How is digital technology changing how we innovate? We continue reading Brynjolfsson and McAfee’s The Second Machine Age (previous posts).
Chapter 5 shifts the book’s focus so far from technology as such to the problem of innovation. “Innovation: Declining or Recombining?” begins by tying economic productivity to innovation, then reprising arguments in favor of a current slowdown in new ideas. Robert Gordon and Tyler Cowen are touchstones for the latter.
SMA sees a way out of innovation doldrums by way of the general purpose technology (GPT) concept (David and Wright, 1999, among others). GPTs are, as you might expect, technologies that “have the potential for important impacts on many sectors of the economy” (76). Think of steam power or electricity. So instead of viewing information technology as narrowly applicable to economies and societies, Brynjolfsson and McAfee argue that “ICT is a GPT”*. The digital world has impact far beyond generating new ways of “entertaining ourselves inexpensively online” (77).
How can this work? This is where the book’s promised theme of combinatorial or recombinant innovation comes in. New ideas are not necessarily brand new concepts or inventions, but rearrangements of preexisting resources and ideas.
SMA offers a series of examples of this, including the inventions of polymerase chain reaction (PCR), Waze (again), the World Wide Web, Facebook, Instagram, and more (78-81, 83-88).

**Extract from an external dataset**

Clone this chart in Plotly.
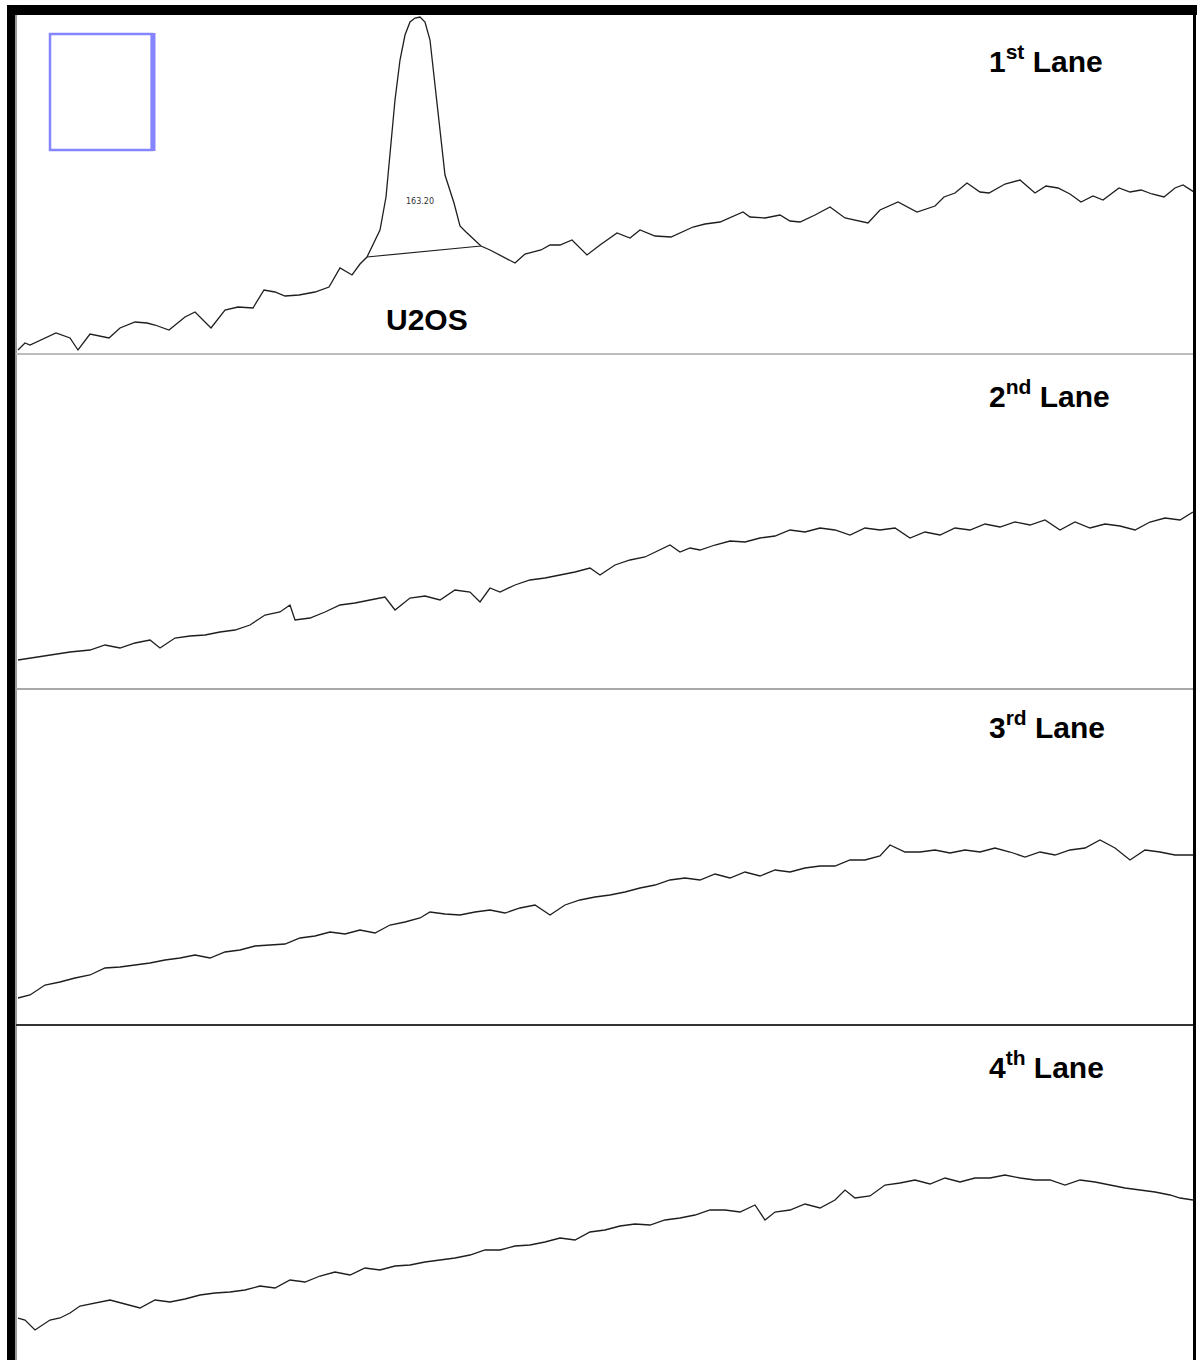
import plotly.graph_objects as go

# Densitometry profiles of four gel lanes (position along lane, intensity)
lane1_pos = [18, 25, 30, 45, 56, 70, 78, 90, 109, 120, 135, 147, 155, 169, 185, 195, 211, 225, 238, 253,
             264, 275, 285, 299, 315, 329, 340, 352, 360, 367, 374, 380, 386, 390, 395, 400, 405, 410, 415, 420,
             425, 430, 437, 440, 445, 454, 460, 466, 472, 481, 490, 496, 505, 515, 525, 541, 550, 560, 572, 587,
             600, 617, 630, 640, 655, 671, 693, 705, 720, 743, 750, 765, 780, 790, 800, 815, 830, 845, 868, 880,
             898, 917, 935, 944, 955, 967, 980, 989, 1005, 1020, 1035, 1046, 1058, 1070, 1081, 1093, 1103, 1119, 1130, 1141,
             1152, 1164, 1175, 1183, 1194]
lane1_val = [4, 11, 9, 16, 21, 16, 4, 20, 16, 26, 32, 31, 29, 24, 37, 42, 26, 44, 47, 46,
             64, 62, 58, 59, 62, 67, 86, 79, 90, 97, 112, 124, 157, 204, 254, 294, 319, 332, 336, 337,
             332, 314, 254, 224, 179, 151, 128, 122, 116, 108, 104, 101, 96, 91, 100, 104, 109, 109, 114, 99,
             109, 121, 116, 124, 118, 117, 127, 130, 132, 142, 137, 136, 139, 133, 132, 139, 147, 136, 131, 144,
             152, 142, 148, 157, 161, 171, 162, 161, 170, 174, 161, 168, 166, 160, 152, 158, 154, 166, 162, 164,
             160, 157, 166, 169, 162]

lane2_pos = [18, 30, 50, 70, 90, 105, 120, 135, 150, 160, 175, 190, 205, 220, 235, 250, 265, 280, 290, 295,
             310, 325, 340, 355, 370, 385, 395, 410, 425, 440, 455, 470, 480, 490, 500, 515, 530, 545, 560, 575,
             590, 600, 615, 630, 645, 660, 670, 680, 690, 700, 715, 730, 745, 760, 775, 790, 805, 820, 835, 850,
             865, 880, 895, 910, 925, 940, 955, 970, 985, 1000, 1015, 1030, 1045, 1060, 1075, 1090, 1105, 1120, 1135, 1150,
             1165, 1180, 1193]
lane2_val = [29, 31, 34, 37, 39, 44, 41, 46, 49, 41, 51, 53, 54, 57, 59, 64, 74, 77, 84, 69,
             71, 77, 84, 86, 89, 92, 79, 91, 93, 89, 99, 97, 87, 101, 97, 104, 109, 111, 114, 117,
             121, 114, 124, 129, 132, 139, 144, 137, 141, 139, 144, 148, 147, 151, 153, 159, 157, 161, 159, 154,
             161, 159, 161, 151, 157, 154, 161, 159, 165, 162, 167, 164, 169, 159, 167, 161, 165, 163, 159, 167,
             171, 169, 177]

lane3_pos = [18, 30, 45, 60, 75, 90, 105, 120, 135, 150, 165, 180, 195, 210, 225, 240, 255, 270, 285, 300,
             315, 330, 345, 360, 375, 390, 405, 420, 430, 445, 460, 475, 490, 505, 520, 535, 550, 565, 580, 595,
             610, 625, 640, 655, 670, 685, 700, 715, 730, 745, 760, 775, 790, 805, 820, 835, 850, 865, 880, 890,
             905, 920, 935, 950, 965, 980, 995, 1010, 1025, 1040, 1055, 1070, 1085, 1100, 1115, 1130, 1145, 1160, 1175, 1193]
lane3_val = [27, 30, 40, 43, 47, 50, 57, 58, 60, 62, 65, 67, 70, 67, 73, 75, 79, 80, 81, 87,
             89, 93, 91, 95, 92, 100, 103, 107, 113, 111, 110, 113, 115, 112, 117, 120, 110, 120, 125, 128,
             130, 133, 137, 140, 145, 147, 145, 151, 147, 153, 149, 155, 153, 157, 159, 159, 165, 165, 169, 180,
             173, 173, 175, 172, 175, 173, 177, 173, 168, 173, 170, 175, 177, 185, 177, 165, 175, 173, 170, 170]

lane4_pos = [18, 25, 35, 50, 60, 70, 80, 95, 110, 125, 140, 155, 170, 185, 200, 215, 230, 245, 260, 275,
             290, 305, 320, 335, 350, 365, 380, 395, 410, 425, 440, 455, 470, 485, 500, 515, 530, 545, 560, 575,
             590, 605, 620, 635, 650, 665, 680, 695, 710, 725, 740, 755, 765, 775, 790, 805, 820, 835, 845, 855,
             870, 885, 900, 915, 930, 945, 960, 975, 990, 1005, 1020, 1035, 1050, 1065, 1080, 1095, 1110, 1125, 1140, 1155,
             1170, 1180, 1193]
lane4_val = [42, 40, 30, 40, 42, 47, 54, 57, 60, 56, 52, 60, 58, 61, 65, 67, 68, 70, 74, 72,
             80, 78, 84, 88, 85, 92, 90, 94, 95, 98, 100, 102, 105, 110, 110, 114, 115, 118, 122, 120,
             128, 130, 134, 136, 135, 140, 142, 145, 150, 150, 148, 155, 140, 148, 150, 156, 152, 160, 170, 162,
             164, 175, 177, 180, 176, 182, 178, 182, 182, 185, 182, 180, 180, 175, 180, 178, 175, 172, 170, 168,
             165, 162, 160]

lane_labels = ["1<sup>st</sup> Lane", "2<sup>nd</sup> Lane", "3<sup>rd</sup> Lane", "4<sup>th</sup> Lane"]

# Integration baseline under the U2OS band, and its area label
peak_base_pos = [367, 481]
peak_base_val = [97, 108]
peak_area_text = "163.20"
peak_name = "U2OS"

W, H = 1197, 1360


def px_x(p):
    return p / W


def px_y(p):
    return 1 - p / H


# vertical extent of each lane panel (top, bottom) in page pixels
panels = [(15, 354), (355, 689), (690, 1025), (1026, 1360)]
y_ranges = [[0, 339], [0, 334], [0, 335], [0, 334]]
label_offsets = [44, 39, 35, 39]
x_dom = [px_x(16), px_x(1193)]

fig = go.Figure()
lanes = [(lane1_pos, lane1_val), (lane2_pos, lane2_val), (lane3_pos, lane3_val), (lane4_pos, lane4_val)]
for i, (pos, val) in enumerate(lanes):
    suffix = "" if i == 0 else str(i + 1)
    fig.add_trace(go.Scatter(x=pos, y=val, mode="lines", xaxis="x" + suffix, yaxis="y" + suffix,
                             line=dict(color="#1e1e1e", width=1.3), showlegend=False, hoverinfo="skip"))
    top, bot = panels[i]
    ax = dict(domain=x_dom, range=[16, 1193], visible=False, showgrid=False, zeroline=False)
    ay = dict(domain=[px_y(bot), px_y(top)], range=y_ranges[i], visible=False, showgrid=False,
              zeroline=False, anchor="x" + suffix)
    if i > 0:
        ax["anchor"] = "y" + suffix
    fig.update_layout(**{"xaxis" + suffix: ax, "yaxis" + suffix: ay})
    fig.add_annotation(x=px_x(987), y=px_y(top + label_offsets[i]), xref="paper", yref="paper",
                       text="<b>" + lane_labels[i] + "</b>", showarrow=False, xanchor="left", yanchor="middle",
                       font=dict(family="Liberation Sans, Arial", size=30, color="black"))

# baseline of the integrated band
fig.add_trace(go.Scatter(x=peak_base_pos, y=peak_base_val, mode="lines", xaxis="x", yaxis="y",
                         line=dict(color="#1e1e1e", width=1.2), showlegend=False, hoverinfo="skip"))
fig.add_annotation(x=420, y=152, xref="x", yref="y", text=peak_area_text, showarrow=False,
                   font=dict(family="DejaVu Sans", size=8, color="#333333"))
fig.add_annotation(x=427, y=34, xref="x", yref="y", text="<b>" + peak_name + "</b>", showarrow=False,
                   font=dict(family="Liberation Sans, Arial", size=30, color="black"))

shapes = []
# frame
shapes.append(dict(type="rect", xref="paper", yref="paper", x0=px_x(7), x1=px_x(15), y0=0, y1=px_y(5),
                   fillcolor="black", line=dict(width=0), layer="above"))
shapes.append(dict(type="rect", xref="paper", yref="paper", x0=px_x(15), x1=px_x(17), y0=0, y1=px_y(15),
                   fillcolor="#9a9a9a", line=dict(width=0), layer="above"))
shapes.append(dict(type="rect", xref="paper", yref="paper", x0=px_x(7), x1=1, y0=px_y(15), y1=px_y(5),
                   fillcolor="black", line=dict(width=0), layer="above"))
shapes.append(dict(type="rect", xref="paper", yref="paper", x0=px_x(1193), x1=px_x(1196), y0=0, y1=px_y(5),
                   fillcolor="black", line=dict(width=0), layer="above"))
# lane separators
for yy, col in [(354, "#bdbdbd"), (689, "#a8a8a8"), (1025, "#333333")]:
    shapes.append(dict(type="line", xref="paper", yref="paper", x0=px_x(16), x1=px_x(1193),
                       y0=px_y(yy), y1=px_y(yy), line=dict(color=col, width=2)))
# selection box
shapes.append(dict(type="rect", xref="paper", yref="paper", x0=px_x(50), x1=px_x(152), y0=px_y(150), y1=px_y(34),
                   line=dict(color="#8585ff", width=2.5), fillcolor="rgba(0,0,0,0)"))
shapes.append(dict(type="line", xref="paper", yref="paper", x0=px_x(153), x1=px_x(153), y0=px_y(151), y1=px_y(33),
                   line=dict(color="#8585ff", width=5)))

fig.update_layout(width=W, height=H, margin=dict(l=0, r=0, t=0, b=0), paper_bgcolor="white",
                  plot_bgcolor="white", shapes=shapes, showlegend=False)

fig.write_html("out.html")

Brynjolfsson and McAfee are bullish in combinatorial innovation, arguing that the sheer number of possible combinations is immense (hearkening back to their notes on exponential growth curves). Brian Arthur and Paul Romer are cited to back this up, claiming combinatorial innovation is a wide-open field, powered by ideas.
Chapter 6: “Artificial and Human Intelligence in the Second Machine Age”
This is a very short and, to my reading, light chapter. SMA returns to artificial intelligence, claiming that continued development of AI will add still more power to innovation. Examples embodying this include Orcam, Watson’s deployment in medical situations, and the C-Path semi-automated cancer detection effort.
AI isn’t alone here, as Brynjolfsson and McAfee add to the chapter the creative and combinatorial possibilities inherent in increasing humanity’s ability to connect with itself. Social media and mobile devices play the star role here, and the chapter is flagged by a de Chardin quote.
However, that’s about all for chapter 6. We don’t get to explore the limitations of AI, both practical and theoretical. The crowdsourcing bit is really a formality, almost a placeholder.
Thus ends the 1st part of The Second Machine Age. So far the text has addressed technological issues.
With the next chapters our focus will shift to to Brynjolfsson and McAfee’s concepts of “bounty and spread”, the economic and social effects of these emerging technological forces.
*GPT recalls for me Cory Doctorow’s forecast of a war on general purpose computing.